I pictured Ricky as a slightly modernized farmer standing star-struck in jean overalls at the foot of a city skyscraper. People would brush by him carelessly, almost unaware that he was even there, more occupied by the next order of business and the ticking city clocks. Finally, some corporate fat cat would crash into Ricky’s thin frame and send him tumbling to the ground, where he would break his fall just in time. Nose two inches from the pavement, he would notice thick white lines running under his palms and suddenly realize he was in the middle of a busy, city crosswalk. Horns would honk, shouts would start, and cursing would commence. And Ricky, the boy from Longview Drive, would close his eyes, hoping it was all a dream. Hoping he would wake up to the serenity of Wilbraham.

Perhaps this was a slight exaggeration of what would actually become of Ricky in a big city like Boston, but the point was that Ricky and cities just didn’t go together. Speaking softly and not carrying a big stick, Ricky complimented the quietude of our town.

Simply put, Wilbraham offered peace of mind. No doubt, Wilbraham families have busy schedules and a struggling economy to worry about, but at least there aren’t city sirens and a civil war outside our doors.

I read somewhere that in our entire recorded human history, there has only been 14 whole days of peace. People have always been occupied by conflict, war, famine and disease, leaving our powers of thought, and intellect, our imagination and spirituality to atrophy.

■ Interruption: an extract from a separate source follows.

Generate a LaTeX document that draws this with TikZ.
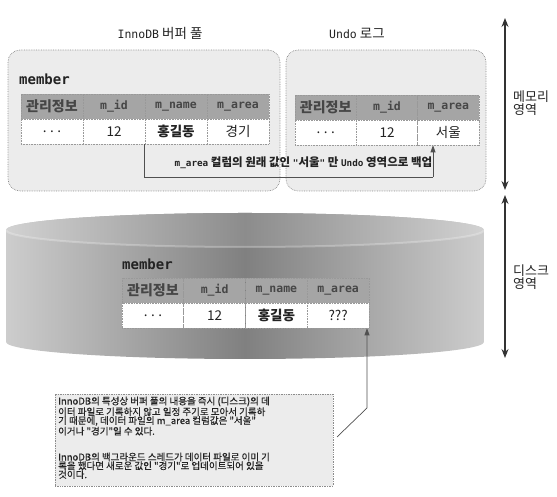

Only during the Renaissance, the relatively war-less period, did people have an opportunity to think about something besides survival.

It was an atmosphere of serenity, bringing paintings full of color and scenic images into focus, and inspiring the inception of new ideas by building upon the exploration and research of Islamic and Classical cultures. The result was religious reform, artistic rejuvenation and scientific enlightenment. It was a leap in human transformation, a resurrection of humanity’s potentiality.

I have come to regard Wilbraham as a valuable pocket of peace within a greater reality of uproar. The quietude Ricky emphasized about Wilbraham, I understand, is priceless because it gives us the opportunity to think, to sit down and reflect, and most importantly to connect our ideas as a community. In reality, Wilbraham is the perfect context for a small-town Renaissance.